You are standing in the kitchen, the dishwasher humming, a half-eaten cracker in your hand, and a child calling your name from the other room. Your shoulders are up near your ears, and you cannot remember the last time you took a full breath. This is the moment when you most need a pause, yet it feels impossible to take even one minute for yourself. But what if I told you that you already have the most powerful stress relief tool inside your own body, and that it takes less time than it takes to pour a cup of coffee? A simple five-minute breathing practice can shift your entire nervous system from fight-or-flight mode into a place of calm, and you can do it anywhere, at any time, without guilt.
Let us be clear about one thing first: taking five minutes for yourself is not selfish. It is not a luxury. It is a necessity, like putting on your own oxygen mask before helping others. When you pause to breathe, you are not abandoning your children or your responsibilities. You are returning to yourself so that you can show up for them with more patience, more presence, and more love. The guilt that whispers “you don’t have time” is a liar. You have five minutes. You always have five minutes, because those five minutes will reshape the entire hour that follows.
Begin by finding a place where you can sit or stand quietly. It does not have to be a silent room. The hum of the laundry, the sound of toys dropping, the distant chatter of little voices—all of it can be part of your practice. Close your eyes if that feels comfortable, or soften your gaze toward the floor. Place one hand on your belly and the other on your heart. Feel the warmth of your own touch. This simple gesture alone can remind your body that you are safe.
Now, inhale slowly through your nose for a count of four. Let the breath fill your belly first, then your ribcage, then your chest. Imagine that you are filling a glass of water from the bottom up. As you inhale, picture a wave of calm entering your body, traveling from your feet all the way to the top of your head. Hold the breath gently at the top for a count of four. Do not squeeze or strain; just pause, as if you are waiting for a friend to arrive. Then exhale slowly through your mouth for a count of six. Let the breath leave you with a soft sigh, releasing tension from your jaw, your shoulders, your hips. As you exhale, imagine that you are letting go of a heavy backpack full of worries, deadlines, noise, and expectations. Repeat this cycle for five rounds, or for as long as you have.
If your mind wanders—and it will—simply notice where it went and bring it back to the sensation of breathing. You might think about the grocery list, the school pick-up time, the argument you had this morning. That is okay. You are not failing. Every time you notice your mind drifting and return to your breath, you are building a muscle of attention. That muscle will serve you all day long.
You can adapt this practice to fit your life. If five minutes feels too long, try two. If counting feels forced, just breathe naturally and say to yourself on the inhale “I am here” and on the exhale “I am enough.“ If you are nursing a baby or holding a toddler, you can do this practice while they rest against you. They will feel your heartbeat slow down, and they will calm, too. This is not time stolen from your children; it is time given back to them through your steadiness.
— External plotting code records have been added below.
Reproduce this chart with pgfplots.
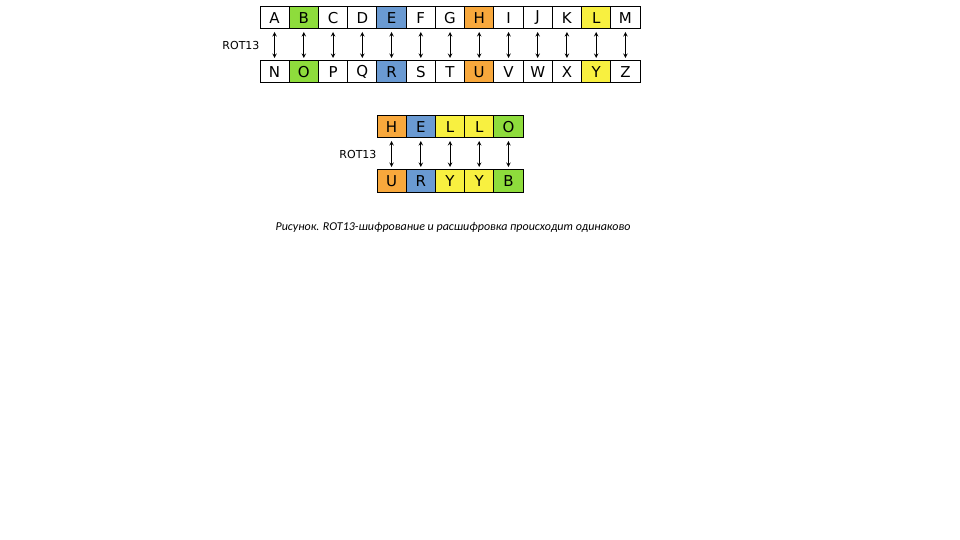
\documentclass[border=0pt]{standalone}
\usepackage{pgfplots}
\pgfplotsset{compat=1.18}
\usepackage{fontspec}
\setmainfont{DejaVu Sans}
\newfontfamily\capfont{Carlito}
\definecolor{cg}{HTML}{8EDC3C}
\definecolor{cb}{HTML}{6A9AD2}
\definecolor{co}{HTML}{F8A83C}
\definecolor{cy}{HTML}{F8F040}
\pgfdeclareplotmark{cell}{\pgfpathrectangle{\pgfpoint{-14.6pt}{-11pt}}{\pgfpoint{29.2pt}{22pt}}\pgfusepathqfillstroke}
\begin{document}
\begin{tikzpicture}
\begin{axis}[width=960pt,height=540pt,scale only axis,xmin=0,xmax=960,ymin=0,ymax=540,y dir=reverse,hide axis,clip=false]
\pgfplotsset{cellstyle/.style={only marks,mark=cell,mark options={fill=#1,draw=black,line width=1pt},
 point meta=explicit symbolic,nodes near coords,
 every node near coord/.append style={anchor=center,font=\fontsize{15}{15}\selectfont,text=black,inner sep=0pt}}}
\path (axis cs:0,0) rectangle (axis cs:960,540);
\addplot[cellstyle=white] coordinates {
(274.6,18)[A](333.1,18)[C](362.3,18)[D](420.8,18)[F](450,18)[G](508.5,18)[I](537.7,18)[J](566.9,18)[K](625.4,18)[M]
(274.6,72)[N](333.1,72)[P](362.3,72)[Q](420.8,72)[S](450,72)[T](508.5,72)[V](537.7,72)[W](566.9,72)[X](625.4,72)[Z]};
\addplot[cellstyle=cg] coordinates {(303.8,18)[B](303.8,72)[O](508.4,127)[O](508.4,181)[B]};
\addplot[cellstyle=cb] coordinates {(391.5,18)[E](391.5,72)[R](420.8,127)[E](420.8,181)[R]};
\addplot[cellstyle=co] coordinates {(479.2,18)[H](479.2,72)[U](391.6,127)[H](391.6,181)[U]};
\addplot[cellstyle=cy] coordinates {(596.2,18)[L](596.2,72)[Y](450,127)[L](479.2,127)[L](450,181)[Y](479.2,181)[Y]};
\pgfplotsinvokeforeach{274.6,303.8,333.1,362.3,391.5,420.8,450,479.2,508.5,537.7,566.9,596.2,625.4}{
 \addplot[<->,>=stealth,line width=1pt,mark=none] coordinates {(#1,32)(#1,58)};}
\pgfplotsinvokeforeach{391.6,420.8,450,479.2,508.4}{
 \addplot[<->,>=stealth,line width=1pt,mark=none] coordinates {(#1,141)(#1,167)};}
\node[font=\fontsize{11}{11}\selectfont,anchor=east] at (axis cs:263,45) {ROT13};
\node[font=\fontsize{11}{11}\selectfont,anchor=east] at (axis cs:380,154) {ROT13};
\node[font=\capfont\itshape\fontsize{12}{12}\selectfont] at (axis cs:453,227) {Рисунок. ROT13-шифрование и расшифровка происходит одинаково};
\end{axis}
\end{tikzpicture}
\end{document}
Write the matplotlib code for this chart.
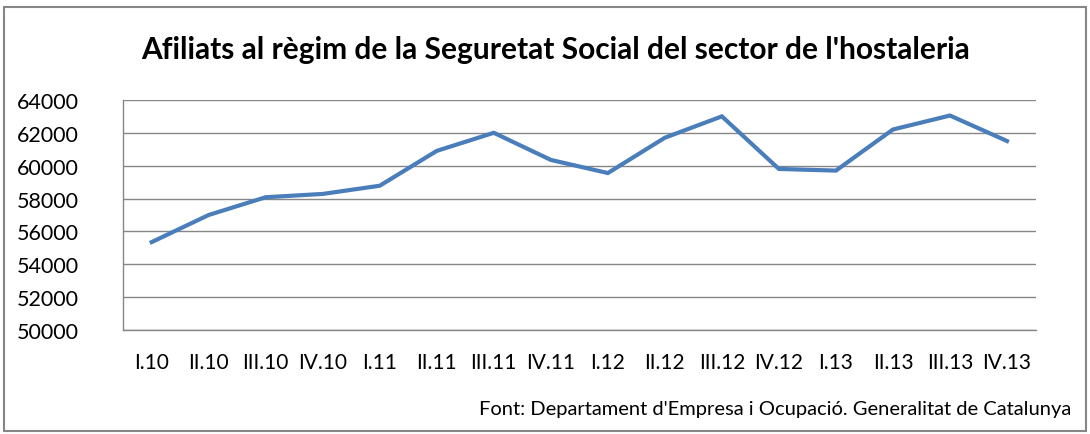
import matplotlib
matplotlib.use("Agg")
import matplotlib.pyplot as plt
from matplotlib.patches import Rectangle

plt.rcParams["font.family"] = ["Lato", "DejaVu Sans"]

quarters = ["I.10", "II.10", "III.10", "IV.10", "I.11", "II.11", "III.11", "IV.11",
            "I.12", "II.12", "III.12", "IV.12", "I.13", "II.13", "III.13", "IV.13"]
afiliats = [55350, 57000, 58080, 58280, 58780, 60900, 62000, 60350,
            59550, 61700, 63000, 59800, 59700, 62200, 63050, 61500]
y_ticks = list(range(50000, 64001, 2000))

fig = plt.figure(figsize=(10.9, 4.35), dpi=100)
fig.patch.set_facecolor("white")
ax = fig.add_axes([0.113, 0.239, 0.837, 0.529])

x = range(len(quarters))
ax.plot(x, afiliats, color="#4A7EBB", lw=3, solid_joinstyle="miter")

ax.set_xlim(-0.5, len(quarters) - 0.5)
ax.set_ylim(50000, 64000)
ax.set_yticks(y_ticks)
ax.set_yticklabels([str(v) for v in y_ticks], fontsize=15.5)
ax.set_xticks(list(x))
ax.set_xticklabels(quarters, fontsize=15)
ax.tick_params(length=0)
ax.tick_params(axis="y", pad=32)
ax.tick_params(axis="x", pad=16)

ax.grid(axis="y", color="#868686", lw=1)
ax.set_axisbelow(True)
for s in ["top", "right"]:
    ax.spines[s].set_visible(False)
for s in ["left", "bottom"]:
    ax.spines[s].set_color("#868686")
    ax.spines[s].set_linewidth(1)

fig.text(0.51, 0.885, "Afiliats al règim de la Seguretat Social del sector de l'hostaleria",
         ha="center", va="center", fontsize=21.5, fontweight="bold")
fig.text(0.983, 0.058, "Font: Departament d'Empresa i Ocupació. Generalitat de Catalunya",
         ha="right", va="center", fontsize=14.5)

fig.patches.append(Rectangle((0.004, 0.006), 0.992, 0.975, transform=fig.transFigure,
                             fill=False, edgecolor="#868686", lw=1.5))

fig.savefig("out.png", dpi=100, facecolor="white")
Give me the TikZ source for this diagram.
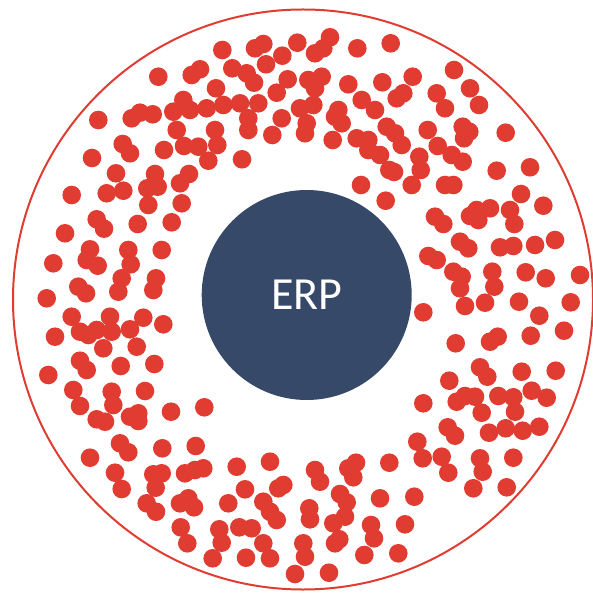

The beauty of this five-minute pause is that it leaves no trace—no equipment to wash, no space to clean up, no schedule to keep. It is a secret gift you give yourself in the cracks of the day. When you finish, you may notice that your breathing is deeper, your shoulders have dropped, and your thoughts feel less urgent. The problems are still there, but you are now standing in a different relationship to them. You are the calm eye of the storm.
Try this practice today. Right now, if you can. Before you read another word, take one deep breath with your hand on your heart. You deserve that one breath. You deserve all five minutes. And when you rise from your pause, you will be a mother who has filled her own cup, ready to pour into everyone else with a little more grace.